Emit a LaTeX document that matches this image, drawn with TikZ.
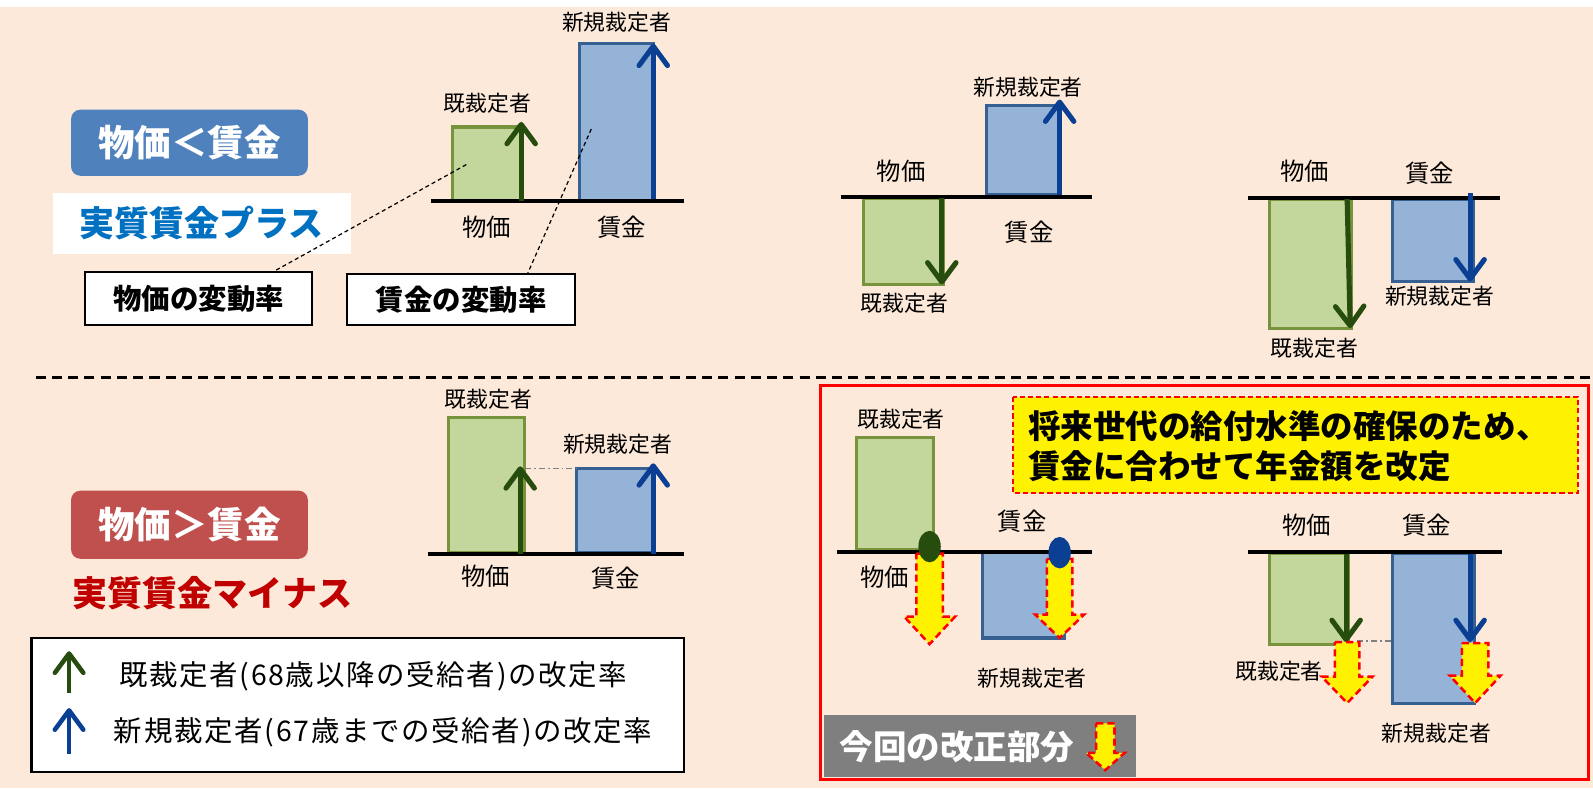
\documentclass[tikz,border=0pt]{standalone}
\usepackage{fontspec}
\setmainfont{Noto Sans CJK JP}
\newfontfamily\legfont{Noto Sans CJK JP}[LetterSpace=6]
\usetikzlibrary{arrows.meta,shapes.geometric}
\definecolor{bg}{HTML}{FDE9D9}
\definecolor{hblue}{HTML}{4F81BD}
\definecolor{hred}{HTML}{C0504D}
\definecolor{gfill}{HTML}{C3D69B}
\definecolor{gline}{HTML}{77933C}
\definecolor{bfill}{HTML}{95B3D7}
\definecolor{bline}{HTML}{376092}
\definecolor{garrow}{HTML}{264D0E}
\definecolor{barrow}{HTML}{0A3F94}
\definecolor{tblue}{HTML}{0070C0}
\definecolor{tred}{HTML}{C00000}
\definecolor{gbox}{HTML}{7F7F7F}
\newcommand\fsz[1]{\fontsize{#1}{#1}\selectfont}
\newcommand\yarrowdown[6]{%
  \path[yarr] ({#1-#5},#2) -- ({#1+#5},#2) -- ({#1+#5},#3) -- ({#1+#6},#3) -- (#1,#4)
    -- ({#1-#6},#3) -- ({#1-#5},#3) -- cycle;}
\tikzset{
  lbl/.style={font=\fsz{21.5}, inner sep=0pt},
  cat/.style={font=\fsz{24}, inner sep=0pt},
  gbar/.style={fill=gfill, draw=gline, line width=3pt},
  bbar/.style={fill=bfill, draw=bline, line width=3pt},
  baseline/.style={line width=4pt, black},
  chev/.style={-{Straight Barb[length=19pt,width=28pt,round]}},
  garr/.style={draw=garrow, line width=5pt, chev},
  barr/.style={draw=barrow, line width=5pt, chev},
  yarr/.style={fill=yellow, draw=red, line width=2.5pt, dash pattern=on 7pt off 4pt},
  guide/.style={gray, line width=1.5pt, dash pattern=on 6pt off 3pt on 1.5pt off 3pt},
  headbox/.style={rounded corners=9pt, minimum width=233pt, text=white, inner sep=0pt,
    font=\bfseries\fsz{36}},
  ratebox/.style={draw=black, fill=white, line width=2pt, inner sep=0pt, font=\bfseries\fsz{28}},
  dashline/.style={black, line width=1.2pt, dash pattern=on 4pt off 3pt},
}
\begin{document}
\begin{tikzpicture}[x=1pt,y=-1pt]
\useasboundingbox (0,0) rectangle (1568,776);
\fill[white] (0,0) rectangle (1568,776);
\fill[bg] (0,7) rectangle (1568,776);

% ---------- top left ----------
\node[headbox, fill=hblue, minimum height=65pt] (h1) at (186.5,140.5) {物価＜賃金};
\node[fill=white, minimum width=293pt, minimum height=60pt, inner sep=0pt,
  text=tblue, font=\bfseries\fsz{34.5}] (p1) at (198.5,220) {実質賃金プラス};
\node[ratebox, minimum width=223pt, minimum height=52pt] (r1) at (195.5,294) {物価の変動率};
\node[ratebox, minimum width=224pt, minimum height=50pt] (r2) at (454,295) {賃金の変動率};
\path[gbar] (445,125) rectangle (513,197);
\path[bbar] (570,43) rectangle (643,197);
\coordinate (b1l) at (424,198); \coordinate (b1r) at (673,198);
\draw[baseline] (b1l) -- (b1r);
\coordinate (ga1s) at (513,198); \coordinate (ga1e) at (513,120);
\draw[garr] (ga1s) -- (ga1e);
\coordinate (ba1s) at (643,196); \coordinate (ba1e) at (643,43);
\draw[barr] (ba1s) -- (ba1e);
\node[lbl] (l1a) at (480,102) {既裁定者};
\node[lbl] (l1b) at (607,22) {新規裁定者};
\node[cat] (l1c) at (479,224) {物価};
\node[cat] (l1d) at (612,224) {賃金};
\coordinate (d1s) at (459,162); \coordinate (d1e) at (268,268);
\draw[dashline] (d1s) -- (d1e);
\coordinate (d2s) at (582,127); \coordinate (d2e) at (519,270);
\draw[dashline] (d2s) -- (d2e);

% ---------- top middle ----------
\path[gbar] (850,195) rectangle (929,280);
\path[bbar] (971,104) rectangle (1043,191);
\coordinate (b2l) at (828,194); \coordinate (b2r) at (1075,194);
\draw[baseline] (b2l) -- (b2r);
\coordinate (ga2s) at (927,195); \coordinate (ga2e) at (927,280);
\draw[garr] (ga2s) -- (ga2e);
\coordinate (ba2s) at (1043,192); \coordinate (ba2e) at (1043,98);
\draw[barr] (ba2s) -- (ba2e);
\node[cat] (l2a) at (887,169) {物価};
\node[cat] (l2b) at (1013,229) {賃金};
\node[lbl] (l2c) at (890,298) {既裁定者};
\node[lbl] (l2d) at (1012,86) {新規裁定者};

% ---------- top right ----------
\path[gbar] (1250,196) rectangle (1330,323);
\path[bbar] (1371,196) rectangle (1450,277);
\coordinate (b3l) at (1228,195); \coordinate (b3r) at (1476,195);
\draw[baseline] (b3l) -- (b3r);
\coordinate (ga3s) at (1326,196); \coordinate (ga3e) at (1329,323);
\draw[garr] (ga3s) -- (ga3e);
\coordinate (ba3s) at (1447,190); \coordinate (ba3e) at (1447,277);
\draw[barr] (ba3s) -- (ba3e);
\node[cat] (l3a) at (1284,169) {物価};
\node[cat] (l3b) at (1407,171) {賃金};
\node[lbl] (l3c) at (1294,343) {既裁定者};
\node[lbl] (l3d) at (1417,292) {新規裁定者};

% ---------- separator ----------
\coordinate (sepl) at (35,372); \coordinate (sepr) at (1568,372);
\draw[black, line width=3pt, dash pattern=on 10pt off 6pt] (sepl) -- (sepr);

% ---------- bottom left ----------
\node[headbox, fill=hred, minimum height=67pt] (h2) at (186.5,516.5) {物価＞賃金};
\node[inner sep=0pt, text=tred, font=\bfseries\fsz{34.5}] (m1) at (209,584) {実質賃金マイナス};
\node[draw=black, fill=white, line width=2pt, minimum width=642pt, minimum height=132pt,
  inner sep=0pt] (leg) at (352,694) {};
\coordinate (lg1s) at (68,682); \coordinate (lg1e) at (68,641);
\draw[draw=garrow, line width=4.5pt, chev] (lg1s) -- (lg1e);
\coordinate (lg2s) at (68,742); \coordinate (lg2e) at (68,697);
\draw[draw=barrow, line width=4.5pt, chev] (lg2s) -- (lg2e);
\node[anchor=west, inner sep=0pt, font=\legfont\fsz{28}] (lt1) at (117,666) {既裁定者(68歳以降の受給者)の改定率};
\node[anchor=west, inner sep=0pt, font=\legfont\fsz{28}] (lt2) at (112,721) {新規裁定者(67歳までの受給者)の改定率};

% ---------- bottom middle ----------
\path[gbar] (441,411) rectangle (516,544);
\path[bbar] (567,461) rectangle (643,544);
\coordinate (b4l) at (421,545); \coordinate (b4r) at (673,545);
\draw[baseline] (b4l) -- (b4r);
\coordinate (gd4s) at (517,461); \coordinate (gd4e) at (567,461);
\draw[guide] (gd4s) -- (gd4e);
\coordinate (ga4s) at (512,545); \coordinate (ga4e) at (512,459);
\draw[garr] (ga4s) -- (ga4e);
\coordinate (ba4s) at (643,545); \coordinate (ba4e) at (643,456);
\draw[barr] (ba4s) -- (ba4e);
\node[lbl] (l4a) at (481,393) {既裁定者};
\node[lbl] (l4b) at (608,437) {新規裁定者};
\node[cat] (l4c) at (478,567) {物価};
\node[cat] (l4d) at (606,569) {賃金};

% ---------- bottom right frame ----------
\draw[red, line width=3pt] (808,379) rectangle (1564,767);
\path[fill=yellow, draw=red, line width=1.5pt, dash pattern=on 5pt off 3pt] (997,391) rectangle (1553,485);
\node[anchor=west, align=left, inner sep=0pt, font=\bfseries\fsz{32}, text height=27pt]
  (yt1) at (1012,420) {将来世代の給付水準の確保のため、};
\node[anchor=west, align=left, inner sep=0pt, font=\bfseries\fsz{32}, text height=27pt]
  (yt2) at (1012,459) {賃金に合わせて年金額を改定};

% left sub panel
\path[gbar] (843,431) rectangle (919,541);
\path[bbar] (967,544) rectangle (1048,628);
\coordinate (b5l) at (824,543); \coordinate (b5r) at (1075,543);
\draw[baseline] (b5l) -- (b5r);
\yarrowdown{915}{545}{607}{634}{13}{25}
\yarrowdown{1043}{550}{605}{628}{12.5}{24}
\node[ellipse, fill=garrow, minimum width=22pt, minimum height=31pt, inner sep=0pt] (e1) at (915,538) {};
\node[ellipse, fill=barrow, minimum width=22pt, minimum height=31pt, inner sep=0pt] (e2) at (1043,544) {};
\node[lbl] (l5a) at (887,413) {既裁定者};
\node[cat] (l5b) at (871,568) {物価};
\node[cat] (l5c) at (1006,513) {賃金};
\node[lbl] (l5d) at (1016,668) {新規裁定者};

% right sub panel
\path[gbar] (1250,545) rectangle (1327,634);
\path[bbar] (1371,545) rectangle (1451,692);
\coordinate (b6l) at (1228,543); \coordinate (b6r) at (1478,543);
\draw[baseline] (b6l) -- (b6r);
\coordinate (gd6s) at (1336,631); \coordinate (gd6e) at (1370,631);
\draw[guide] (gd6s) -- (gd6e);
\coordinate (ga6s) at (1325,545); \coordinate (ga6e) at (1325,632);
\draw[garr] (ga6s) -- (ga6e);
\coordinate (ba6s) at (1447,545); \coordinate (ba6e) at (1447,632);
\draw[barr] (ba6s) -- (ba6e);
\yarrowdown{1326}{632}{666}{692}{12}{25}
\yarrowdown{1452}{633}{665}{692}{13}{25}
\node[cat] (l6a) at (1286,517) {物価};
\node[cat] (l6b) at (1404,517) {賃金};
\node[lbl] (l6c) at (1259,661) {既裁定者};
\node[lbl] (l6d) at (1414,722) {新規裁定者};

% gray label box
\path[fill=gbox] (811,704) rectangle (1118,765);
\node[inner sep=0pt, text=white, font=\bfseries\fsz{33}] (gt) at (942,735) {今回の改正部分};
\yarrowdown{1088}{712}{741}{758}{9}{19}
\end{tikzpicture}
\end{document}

THE PROBLEM: Transcribe exactly, with no pictures, the lines running from the first line of the material through the line holding "(0,7) rectangle (1568,776);".

REPLY TO THE EXERCISE:
Emit a LaTeX document that matches this image, drawn with TikZ.
\documentclass[tikz,border=0pt]{standalone}
\usepackage{fontspec}
\setmainfont{Noto Sans CJK JP}
\newfontfamily\legfont{Noto Sans CJK JP}[LetterSpace=6]
\usetikzlibrary{arrows.meta,shapes.geometric}
\definecolor{bg}{HTML}{FDE9D9}
\definecolor{hblue}{HTML}{4F81BD}
\definecolor{hred}{HTML}{C0504D}
\definecolor{gfill}{HTML}{C3D69B}
\definecolor{gline}{HTML}{77933C}
\definecolor{bfill}{HTML}{95B3D7}
\definecolor{bline}{HTML}{376092}
\definecolor{garrow}{HTML}{264D0E}
\definecolor{barrow}{HTML}{0A3F94}
\definecolor{tblue}{HTML}{0070C0}
\definecolor{tred}{HTML}{C00000}
\definecolor{gbox}{HTML}{7F7F7F}
\newcommand\fsz[1]{\fontsize{#1}{#1}\selectfont}
\newcommand\yarrowdown[6]{%
  \path[yarr] ({#1-#5},#2) -- ({#1+#5},#2) -- ({#1+#5},#3) -- ({#1+#6},#3) -- (#1,#4)
    -- ({#1-#6},#3) -- ({#1-#5},#3) -- cycle;}
\tikzset{
  lbl/.style={font=\fsz{21.5}, inner sep=0pt},
  cat/.style={font=\fsz{24}, inner sep=0pt},
  gbar/.style={fill=gfill, draw=gline, line width=3pt},
  bbar/.style={fill=bfill, draw=bline, line width=3pt},
  baseline/.style={line width=4pt, black},
  chev/.style={-{Straight Barb[length=19pt,width=28pt,round]}},
  garr/.style={draw=garrow, line width=5pt, chev},
  barr/.style={draw=barrow, line width=5pt, chev},
  yarr/.style={fill=yellow, draw=red, line width=2.5pt, dash pattern=on 7pt off 4pt},
  guide/.style={gray, line width=1.5pt, dash pattern=on 6pt off 3pt on 1.5pt off 3pt},
  headbox/.style={rounded corners=9pt, minimum width=233pt, text=white, inner sep=0pt,
    font=\bfseries\fsz{36}},
  ratebox/.style={draw=black, fill=white, line width=2pt, inner sep=0pt, font=\bfseries\fsz{28}},
  dashline/.style={black, line width=1.2pt, dash pattern=on 4pt off 3pt},
}
\begin{document}
\begin{tikzpicture}[x=1pt,y=-1pt]
\useasboundingbox (0,0) rectangle (1568,776);
\fill[white] (0,0) rectangle (1568,776);
\fill[bg] (0,7) rectangle (1568,776);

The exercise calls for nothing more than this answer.